Facebook is articulating the social side of the spectrum of our experience of the web. but ultimately, it's just making online life more similar to offline life…..or rather, more similar to life! in which we choose to be social, non, and/or anonymous, depending on the circumstances.
so the juicy question for me is: under which circumstances/for which types of information interaction [clearly not sure how to frame this question] to use which type [crudely, the spectrum from non-social <=> social] of web? i.e. the juice is in developing an actual model, vs. painting one strategy as the future…
adrianho Says:
July 17th, 2009 at 4:25 pmTotally agree, with your points which are good ones and I was not advocating this as the only future, but proposing it as a possible one which I still think is valid.

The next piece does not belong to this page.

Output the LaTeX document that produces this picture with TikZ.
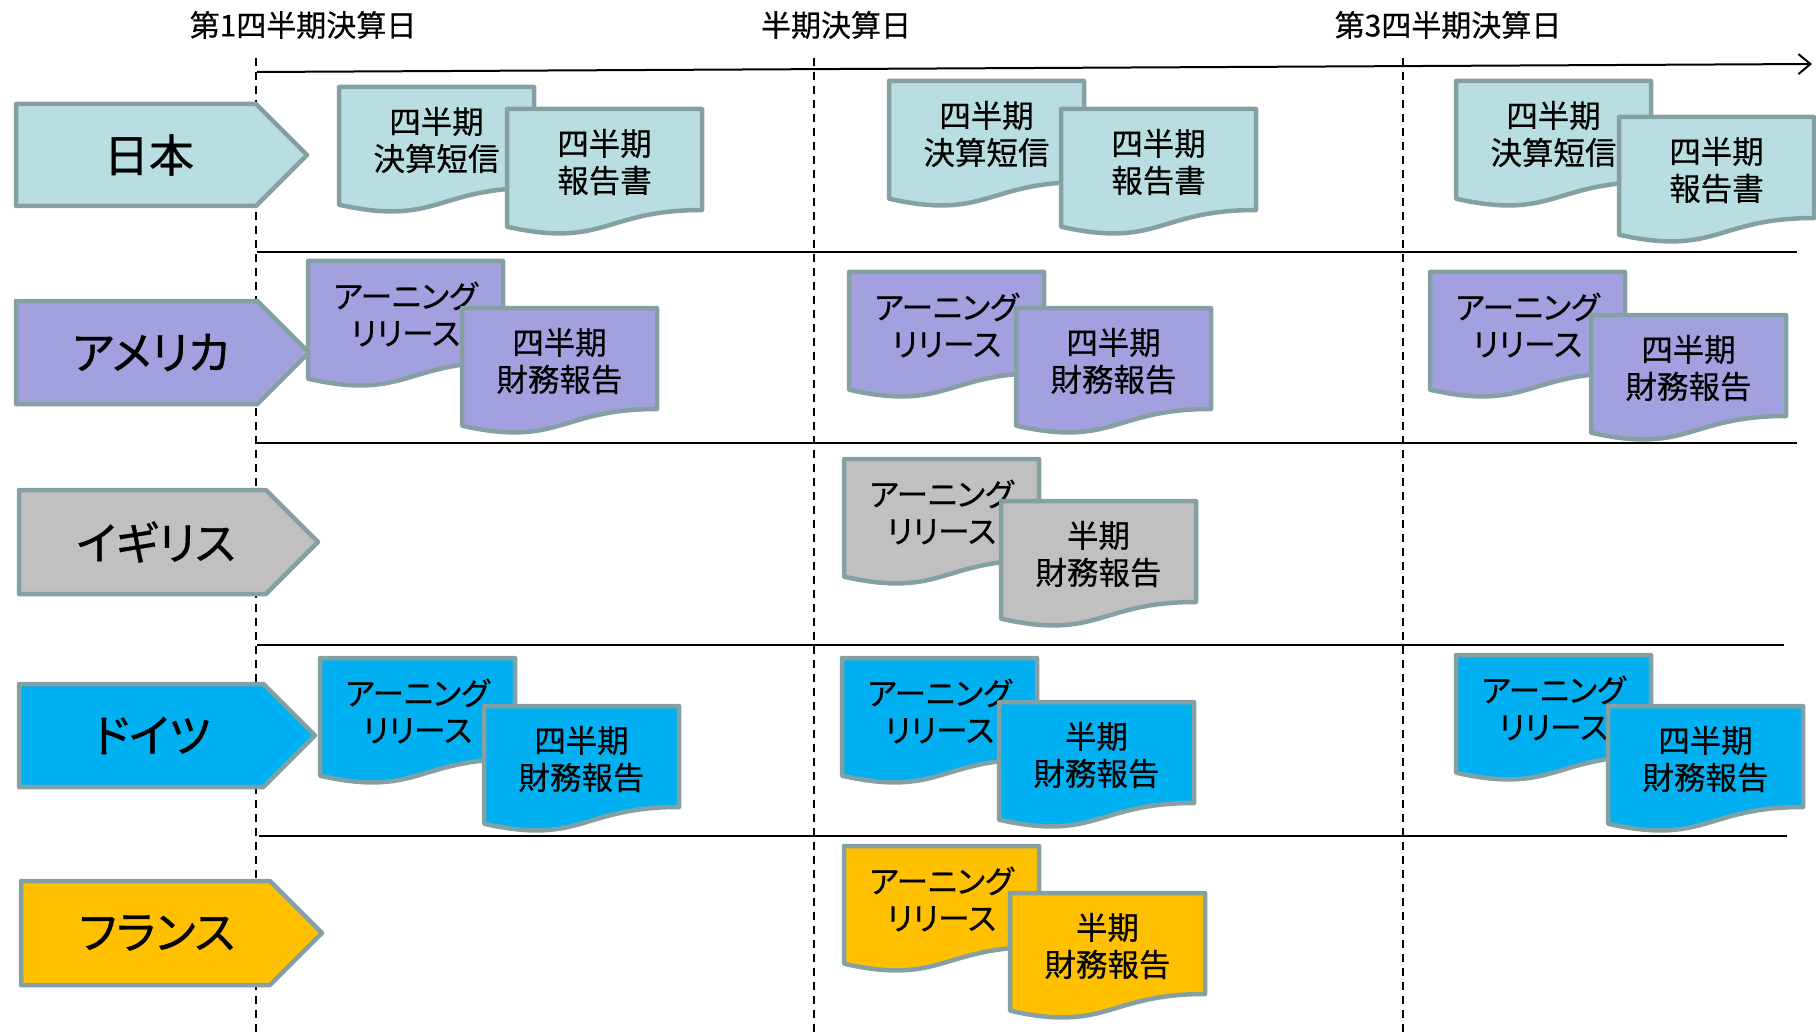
\documentclass[tikz,border=0pt]{standalone}
\usepackage{fontspec}
\setmainfont{Noto Sans CJK JP}[RawFeature={+palt},FakeBold=0.4]
\newfontfamily\cjkbold{Noto Sans CJK JP}[RawFeature={+palt},FakeBold=0.8]
\usetikzlibrary{arrows.meta}
\definecolor{edgec}{RGB}{132,160,162}
\definecolor{jpfill}{RGB}{185,222,226}
\definecolor{usfill}{RGB}{162,160,222}
\definecolor{ukfill}{RGB}{192,192,192}
\definecolor{defill}{RGB}{0,176,240}
\definecolor{frfill}{RGB}{255,192,0}
\tikzset{
  docline/.style={draw=edgec, line width=4.5pt, line join=round},
  doctext/.style={font=\fontsize{31.5}{37}\selectfont, align=center, inner sep=0pt},
  ctrylabel/.style={font=\cjkbold\fontsize{45}{50}\selectfont, inner sep=0pt},
  headtext/.style={font=\fontsize{30}{36}\selectfont, inner sep=0pt},
  dateline/.style={draw=black, line width=1.6pt, dash pattern=on 8pt off 6pt},
  sepline/.style={draw=black, line width=2.2pt},
  timeline/.style={draw=black, line width=2pt, -{Straight Barb[length=12pt,width=20pt,line width=2pt]}}
}
% document shape: name, left, top, fill, text
\newcommand{\docbox}[5]{%
  \pgfmathsetmacro{\dR}{#2+195}%
  \pgfmathsetmacro{\dM}{#2+97.5}%
  \pgfmathsetmacro{\yA}{#3+101}%
  \pgfmathsetmacro{\yB}{#3+139.6}%
  \pgfmathsetmacro{\yC}{#3+117.7}%
  \pgfmathsetmacro{\yT}{#3+53}%
  \path[docline, fill=#4] (#2,#3) -- (\dR,#3) -- (\dR,\yA) .. controls (\dM,\yA) and (\dM,\yB) .. (#2,\yC) -- cycle;
  \node[doctext] (#1) at (\dM,\yT) {#5};
}
% country arrow: name, left, top, tip x, bottom, fill, text x, text
\newcommand{\ctrybox}[8]{%
  \pgfmathsetmacro{\cM}{(#3+#5)/2}%
  \pgfmathsetmacro{\cS}{#4-(#5-#3)/2}%
  \path[docline, fill=#6] (#2,#3) -- (\cS,#3) -- (#4,\cM) -- (\cS,#5) -- (#2,#5) -- cycle;
  \node[ctrylabel] (#1) at (#7,\cM) {#8};
}
\begin{document}
\begin{tikzpicture}[x=1pt,y=-1pt]
\useasboundingbox (0,0) rectangle (1816,1035);
% headers
\node[headtext] (h1) at (303,25) {第1四半期決算日};
\node[headtext] (h2) at (836,25) {半期決算日};
\node[headtext] (h3) at (1448,25) {第3四半期決算日};
% date lines
\coordinate (d1t) at (256,58); \coordinate (d1b) at (256,1035);
\coordinate (d2t) at (814,58); \coordinate (d2b) at (814,1035);
\coordinate (d3t) at (1403,58); \coordinate (d3b) at (1403,1035);
\draw[dateline] (d1t) -- (d1b);
\draw[dateline] (d2t) -- (d2b);
\draw[dateline] (d3t) -- (d3b);
% timeline
\coordinate (ts) at (257,72); \coordinate (te) at (1812,64);
\draw[timeline] (ts) -- (te);
% separators
\coordinate (s1a) at (257,252); \coordinate (s1b) at (1797,252);
\coordinate (s2a) at (257,443); \coordinate (s2b) at (1797,443);
\coordinate (s3a) at (257,645); \coordinate (s3b) at (1784,645);
\coordinate (s4a) at (259,836); \coordinate (s4b) at (1787,836);
\draw[sepline] (s1a) -- (s1b);
\draw[sepline] (s2a) -- (s2b);
\draw[sepline] (s3a) -- (s3b);
\draw[sepline] (s4a) -- (s4b);
% countries
\ctrybox{jp}{16}{104}{307}{206}{jpfill}{149}{日本}
\ctrybox{us}{16}{301}{309}{404}{usfill}{151}{アメリカ}
\ctrybox{uk}{19}{490}{318}{594}{ukfill}{156}{イギリス}
\ctrybox{de}{19}{684}{315}{787}{defill}{152}{ドイツ}
\ctrybox{fr}{21}{881}{322}{985}{frfill}{157}{フランス}
% Japan
\docbox{j1a}{339}{87}{jpfill}{四半期\\決算短信}
\docbox{j1b}{507}{109}{jpfill}{四半期\\報告書}
\docbox{j2a}{889}{81}{jpfill}{四半期\\決算短信}
\docbox{j2b}{1061}{109}{jpfill}{四半期\\報告書}
\docbox{j3a}{1456}{81}{jpfill}{四半期\\決算短信}
\docbox{j3b}{1619}{117}{jpfill}{四半期\\報告書}
% USA
\docbox{u1a}{308}{261}{usfill}{アーニング\\リリース}
\docbox{u1b}{462}{308}{usfill}{四半期\\財務報告}
\docbox{u2a}{849}{272}{usfill}{アーニング\\リリース}
\docbox{u2b}{1016}{308}{usfill}{四半期\\財務報告}
\docbox{u3a}{1430}{272}{usfill}{アーニング\\リリース}
\docbox{u3b}{1591}{315}{usfill}{四半期\\財務報告}
% UK
\docbox{k2a}{844}{459}{ukfill}{アーニング\\リリース}
\docbox{k2b}{1001}{501}{ukfill}{半期\\財務報告}
% Germany
\docbox{g1a}{320}{658}{defill}{アーニング\\リリース}
\docbox{g1b}{484}{706}{defill}{四半期\\財務報告}
\docbox{g2a}{842}{658}{defill}{アーニング\\リリース}
\docbox{g2b}{999}{702}{defill}{半期\\財務報告}
\docbox{g3a}{1456}{655}{defill}{アーニング\\リリース}
\docbox{g3b}{1608}{706}{defill}{四半期\\財務報告}
% France
\docbox{f2a}{844}{846}{frfill}{アーニング\\リリース}
\docbox{f2b}{1010}{893}{frfill}{半期\\財務報告}
\end{tikzpicture}
\end{document}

To your point about expert communities versus social circles, I think Facebook is going there already with its groups. These are now simply filters I could choose to apply to various searches or interactions.
However, I do believe that this is coming regardless of whether Facebook is the winner or not. The value of expertise and relevance as embodied by a social graph is so valuable and useful that it's a good bet there are a lot of different companies trying to figure this out from various angles.
chrisbrinkworth Says:
September 10th, 2009 at 1:35 amJust wait until Microsoft gives them a stack more shares in return for rolling out Silverlight as part of the log-in process. That will through a new dynamic into the industry.